1948 Begins working with colour slide film. Works primarily with: Argus C3, Auto Granflex Junior, Leica and an early Rolleiflex.

1960-80 – Continues to do fashion photography which is published in Harper’s Bazaar, Elle, Show, Vogue (UK), Queen and Nova. Photographs are also included in Life, US Camera, Photography Annual and Infinity. Travels to Mexico, France, Italy and Israel. Often uses a Leica M4 for commercial work in the 1970s and after; for street photography uses Leica CL, Minox 35EL and Canon A-1 and AE-1, among others.

2003 – Receives a grant of $10,000 from Olympus along with his first digital camera, an Olympus E-1. Proceeds to purchase many digital cameras including Leica and Lumix models.

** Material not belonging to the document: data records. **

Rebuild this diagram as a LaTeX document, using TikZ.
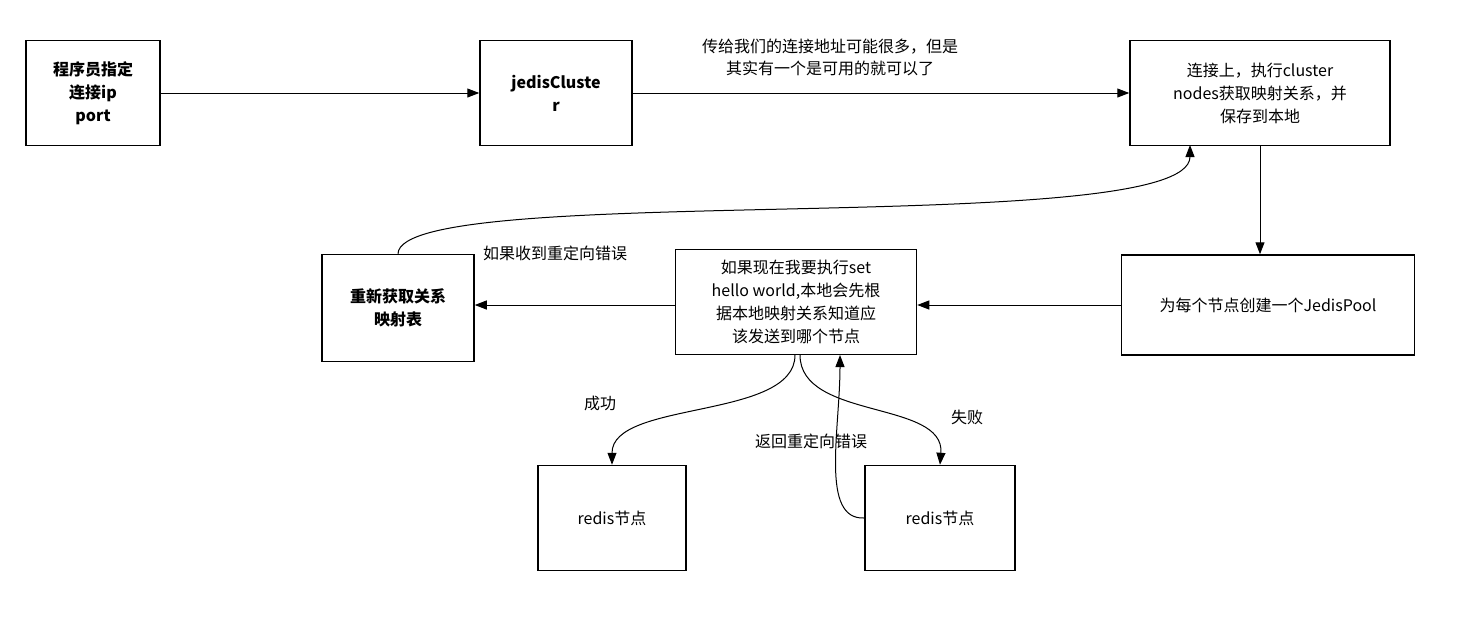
\documentclass[tikz,border=0pt]{standalone}
\usepackage{fontspec}
\setmainfont{Noto Sans CJK SC}
\usetikzlibrary{arrows.meta}
\begin{document}
\begin{tikzpicture}[x=1pt,y=-1pt,
 box/.style={draw,line width=1.5pt,align=center,font=\fontsize{16}{23}\selectfont,inner sep=2pt},
 bb/.style={box,font=\fontsize{16}{23}\selectfont\bfseries},
 arr/.style={line width=1pt,-{Triangle[length=12pt,width=9pt]}},
 lab/.style={font=\fontsize{16}{22}\selectfont,align=center}]
\useasboundingbox (0,0) rectangle (1459,633);
\node[bb,minimum width=134,minimum height=105] (A) at (93,93) {程序员指定\\连接ip\\port};
\node[bb,minimum width=152,minimum height=105] (B) at (556,93) {jedisCluste\\r};
\node[box,minimum width=260,minimum height=105] (C) at (1260,93) {连接上，执行cluster\\nodes获取映射关系，并\\保存到本地};
\node[box,minimum width=293,minimum height=100] (D) at (1268,305) {为每个节点创建一个JedisPool};
\node[box,minimum width=241,minimum height=105] (E) at (796,302) {如果现在我要执行set\\hello world,本地会先根\\据本地映射关系知道应\\该发送到哪个节点};
\node[bb,minimum width=152,minimum height=107] (F) at (398,308) {重新获取关系\\映射表};
\node[box,minimum width=148,minimum height=105] (G) at (612,518) {redis节点};
\node[box,minimum width=150,minimum height=105] (H) at (940,518) {redis节点};
\draw[arr] (A.east) -- (B.west);
\draw[arr] (B.east) -- (C.west);
\draw[arr] (C.south) -- (C.south|-D.north);
\draw[arr] (D.west) -- (E.east|-D.west);
\draw[arr] (E.west|-D.west) -- (F.east|-D.west);
\draw[arr] (F.north) .. controls (400,180) and (1190,240) .. (1190,145);
\draw[arr] (795,355) .. controls (795,420) and (612,400) .. (G.north);
\draw[arr] (800,355) .. controls (800,420) and (945,400) .. (H.north);
\draw[arr] (H.west) .. controls (820,520) and (840,430) .. (840,355);
\node[lab] (t1) at (830,57) {传给我们的连接地址可能很多，但是\\其实有一个是可用的就可以了};
\node[lab] (t2) at (555,253) {如果收到重定向错误};
\node[lab] (t3) at (600,403) {成功};
\node[lab] (t4) at (967,417) {失败};
\node[lab] (t5) at (811,441) {返回重定向错误};
\end{tikzpicture}
\end{document}
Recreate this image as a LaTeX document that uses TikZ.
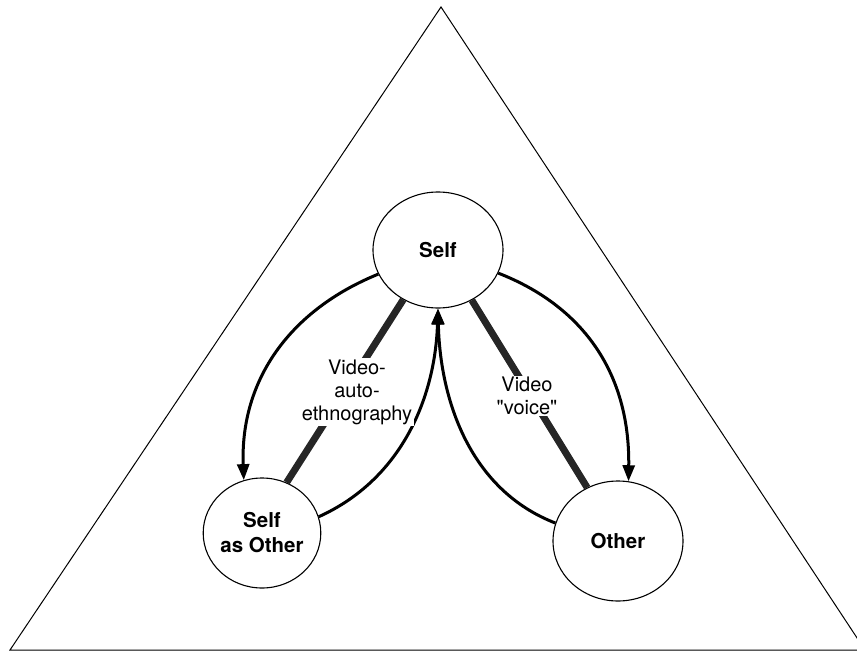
\documentclass[tikz,border=0pt]{standalone}
\usepackage{fontspec}
\setmainfont{TeX Gyre Heros}[Ligatures=TeXOff]
\usetikzlibrary{shapes.geometric,arrows.meta}
\begin{document}
\begin{tikzpicture}[x=1pt,y=-1pt,
  circ/.style={ellipse,draw,line width=1.1pt,inner sep=0pt,align=center,
    font=\fontsize{20.5}{25}\selectfont\bfseries},
  flow/.style={line width=3pt,-{Triangle[length=16pt,width=12pt]}},
  bar/.style={line width=7pt,draw=black!85},
  lbl/.style={fill=white,inner sep=1.5pt,align=center,font=\fontsize{20}{23}\selectfont}]
\useasboundingbox (0,0) rectangle (857,653);
\clip (0,0) rectangle (857,653);
\coordinate (apex) at (441,7);
\coordinate (bl) at (10,650);
\coordinate (br) at (865,650);
\draw[line width=1pt] (apex) -- (br) -- (bl) -- cycle;

\node[circ,minimum width=130pt,minimum height=116pt] (self) at (438,250) {Self};
\node[circ,minimum width=112pt,minimum height=110pt] (sao) at (262,533) {Self\\as Other};
\node[circ,minimum width=130pt,minimum height=120pt] (other) at (618,541) {Other};

\draw[flow] (self.202) .. controls (290,310) and (240,380) .. (sao.109);
\draw[flow] (self.339) .. controls (580,305) and (630,370) .. (other.80);
\draw[flow] (sao.16) .. controls (400,480) and (435,400) .. (self.270);
\draw[flow] (other.164) .. controls (470,490) and (440,400) .. (self.270);

\draw[bar] (self.235) -- (sao.64);
\draw[bar] (self.304) -- (other.120);

\node[lbl] (l1) at (357,392) {Video-\\auto-\\ethnography};
\node[lbl] (l2) at (527,396) {Video\\"voice"};
\end{tikzpicture}
\end{document}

By 2005 Leiter had taken his last shot on film, ending a sixty-year relationship and turned full time to digital photography, which he embraced with great enthusiasm.

Painting

Saul Leiter painted daily from his mid teens years until his death. In his formative years abstract expressionism was large and expansive, but Leiter’s paintings, which are most water-colours, are much smaller in scale. I found them interesting but they didn’t move me in the way his photography does.

His friend, the painter Franz Kline, once said to him: ‘If only you painted big, you’d be one of the boys.

Early Life

Saul Leiter (1923–2013) was born into an Orthodox Jewish family, Leiter set out to become a Rabbi like his father but in 1946 he defied this family’s expectations and abandoned his studies. His interest in art led him to move to New York City in 1946, where he pursued painting and photography. His mother had given him a Detrola camera as a child, not knowing the instrument would help reshape his life

I got fed up with the whole religious world and all the preoccupations with purity and nobility and observance—I wanted to be free of those things.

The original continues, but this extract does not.